## TASK BRIEF
Copy out the material below in full, but not its images.

>> begin SUPPLIED MATERIAL

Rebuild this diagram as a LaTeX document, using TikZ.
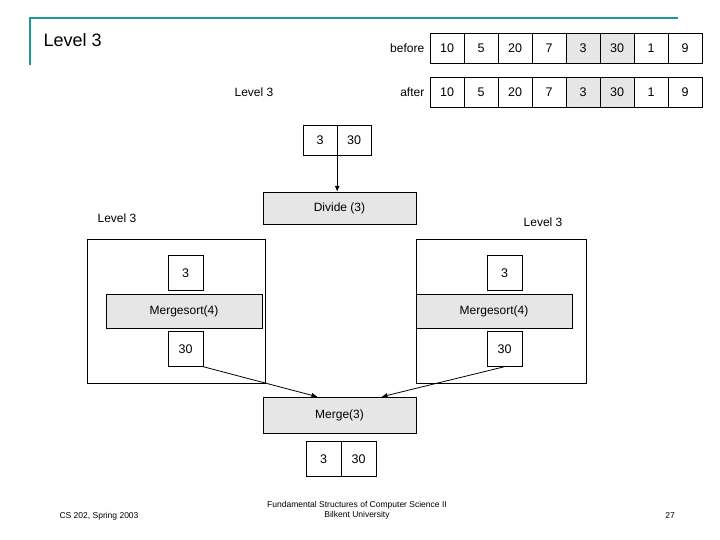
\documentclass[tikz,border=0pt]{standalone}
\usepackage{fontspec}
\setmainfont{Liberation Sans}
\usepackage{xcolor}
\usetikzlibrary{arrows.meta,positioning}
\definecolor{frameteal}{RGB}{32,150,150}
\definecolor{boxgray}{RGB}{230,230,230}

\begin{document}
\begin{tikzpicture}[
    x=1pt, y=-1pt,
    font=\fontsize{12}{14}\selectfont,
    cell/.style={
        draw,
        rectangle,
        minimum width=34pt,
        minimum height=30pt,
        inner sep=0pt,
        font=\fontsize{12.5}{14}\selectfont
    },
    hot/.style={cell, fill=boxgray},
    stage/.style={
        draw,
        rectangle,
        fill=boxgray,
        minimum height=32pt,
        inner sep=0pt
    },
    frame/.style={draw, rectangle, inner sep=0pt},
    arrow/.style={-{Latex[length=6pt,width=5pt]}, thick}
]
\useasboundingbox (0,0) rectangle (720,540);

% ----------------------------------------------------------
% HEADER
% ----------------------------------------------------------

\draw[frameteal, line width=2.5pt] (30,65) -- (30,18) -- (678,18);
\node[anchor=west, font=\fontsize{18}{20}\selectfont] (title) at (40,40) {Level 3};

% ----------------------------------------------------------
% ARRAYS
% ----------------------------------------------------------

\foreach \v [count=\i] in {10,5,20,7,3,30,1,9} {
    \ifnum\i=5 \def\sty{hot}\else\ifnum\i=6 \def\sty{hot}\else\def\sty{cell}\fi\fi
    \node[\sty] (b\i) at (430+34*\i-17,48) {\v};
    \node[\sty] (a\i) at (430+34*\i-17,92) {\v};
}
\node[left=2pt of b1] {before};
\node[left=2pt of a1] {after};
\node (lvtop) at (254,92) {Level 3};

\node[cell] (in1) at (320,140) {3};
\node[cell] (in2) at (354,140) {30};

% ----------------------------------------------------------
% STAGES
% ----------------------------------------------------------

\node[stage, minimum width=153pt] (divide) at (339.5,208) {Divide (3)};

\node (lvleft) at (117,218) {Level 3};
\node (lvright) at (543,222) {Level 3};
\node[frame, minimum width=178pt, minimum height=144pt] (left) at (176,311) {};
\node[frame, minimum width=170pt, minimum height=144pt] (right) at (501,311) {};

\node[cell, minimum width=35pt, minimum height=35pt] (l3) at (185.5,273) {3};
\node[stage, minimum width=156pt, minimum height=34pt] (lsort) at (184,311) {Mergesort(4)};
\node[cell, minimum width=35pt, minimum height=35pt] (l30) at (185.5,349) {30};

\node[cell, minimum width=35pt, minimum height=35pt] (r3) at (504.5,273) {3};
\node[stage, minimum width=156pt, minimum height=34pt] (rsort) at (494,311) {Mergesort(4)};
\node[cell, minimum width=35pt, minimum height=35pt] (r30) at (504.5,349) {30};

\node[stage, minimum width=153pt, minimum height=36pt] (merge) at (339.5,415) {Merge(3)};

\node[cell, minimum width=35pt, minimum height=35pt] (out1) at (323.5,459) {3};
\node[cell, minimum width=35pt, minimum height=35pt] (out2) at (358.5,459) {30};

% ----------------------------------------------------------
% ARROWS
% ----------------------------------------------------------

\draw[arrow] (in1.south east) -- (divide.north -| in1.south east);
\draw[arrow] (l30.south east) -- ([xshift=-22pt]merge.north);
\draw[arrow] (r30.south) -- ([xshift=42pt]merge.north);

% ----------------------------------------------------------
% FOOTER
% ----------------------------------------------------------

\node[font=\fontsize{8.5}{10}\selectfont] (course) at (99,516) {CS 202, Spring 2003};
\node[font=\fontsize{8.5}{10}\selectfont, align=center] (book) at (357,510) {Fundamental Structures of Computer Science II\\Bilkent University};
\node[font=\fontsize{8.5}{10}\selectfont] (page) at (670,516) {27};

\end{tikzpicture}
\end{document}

>> end SUPPLIED MATERIAL

## FULL SOLUTION
Rebuild this diagram as a LaTeX document, using TikZ.
\documentclass[tikz,border=0pt]{standalone}
\usepackage{fontspec}
\setmainfont{Liberation Sans}
\usepackage{xcolor}
\usetikzlibrary{arrows.meta,positioning}
\definecolor{frameteal}{RGB}{32,150,150}
\definecolor{boxgray}{RGB}{230,230,230}

\begin{document}
\begin{tikzpicture}[
    x=1pt, y=-1pt,
    font=\fontsize{12}{14}\selectfont,
    cell/.style={
        draw,
        rectangle,
        minimum width=34pt,
        minimum height=30pt,
        inner sep=0pt,
        font=\fontsize{12.5}{14}\selectfont
    },
    hot/.style={cell, fill=boxgray},
    stage/.style={
        draw,
        rectangle,
        fill=boxgray,
        minimum height=32pt,
        inner sep=0pt
    },
    frame/.style={draw, rectangle, inner sep=0pt},
    arrow/.style={-{Latex[length=6pt,width=5pt]}, thick}
]
\useasboundingbox (0,0) rectangle (720,540);

% ----------------------------------------------------------
% HEADER
% ----------------------------------------------------------

\draw[frameteal, line width=2.5pt] (30,65) -- (30,18) -- (678,18);
\node[anchor=west, font=\fontsize{18}{20}\selectfont] (title) at (40,40) {Level 3};

% ----------------------------------------------------------
% ARRAYS
% ----------------------------------------------------------

\foreach \v [count=\i] in {10,5,20,7,3,30,1,9} {
    \ifnum\i=5 \def\sty{hot}\else\ifnum\i=6 \def\sty{hot}\else\def\sty{cell}\fi\fi
    \node[\sty] (b\i) at (430+34*\i-17,48) {\v};
    \node[\sty] (a\i) at (430+34*\i-17,92) {\v};
}
\node[left=2pt of b1] {before};
\node[left=2pt of a1] {after};
\node (lvtop) at (254,92) {Level 3};

\node[cell] (in1) at (320,140) {3};
\node[cell] (in2) at (354,140) {30};

% ----------------------------------------------------------
% STAGES
% ----------------------------------------------------------

\node[stage, minimum width=153pt] (divide) at (339.5,208) {Divide (3)};

\node (lvleft) at (117,218) {Level 3};
\node (lvright) at (543,222) {Level 3};
\node[frame, minimum width=178pt, minimum height=144pt] (left) at (176,311) {};
\node[frame, minimum width=170pt, minimum height=144pt] (right) at (501,311) {};

\node[cell, minimum width=35pt, minimum height=35pt] (l3) at (185.5,273) {3};
\node[stage, minimum width=156pt, minimum height=34pt] (lsort) at (184,311) {Mergesort(4)};
\node[cell, minimum width=35pt, minimum height=35pt] (l30) at (185.5,349) {30};

\node[cell, minimum width=35pt, minimum height=35pt] (r3) at (504.5,273) {3};
\node[stage, minimum width=156pt, minimum height=34pt] (rsort) at (494,311) {Mergesort(4)};
\node[cell, minimum width=35pt, minimum height=35pt] (r30) at (504.5,349) {30};

\node[stage, minimum width=153pt, minimum height=36pt] (merge) at (339.5,415) {Merge(3)};

\node[cell, minimum width=35pt, minimum height=35pt] (out1) at (323.5,459) {3};
\node[cell, minimum width=35pt, minimum height=35pt] (out2) at (358.5,459) {30};

% ----------------------------------------------------------
% ARROWS
% ----------------------------------------------------------

\draw[arrow] (in1.south east) -- (divide.north -| in1.south east);
\draw[arrow] (l30.south east) -- ([xshift=-22pt]merge.north);
\draw[arrow] (r30.south) -- ([xshift=42pt]merge.north);

% ----------------------------------------------------------
% FOOTER
% ----------------------------------------------------------

\node[font=\fontsize{8.5}{10}\selectfont] (course) at (99,516) {CS 202, Spring 2003};
\node[font=\fontsize{8.5}{10}\selectfont, align=center] (book) at (357,510) {Fundamental Structures of Computer Science II\\Bilkent University};
\node[font=\fontsize{8.5}{10}\selectfont] (page) at (670,516) {27};

\end{tikzpicture}
\end{document}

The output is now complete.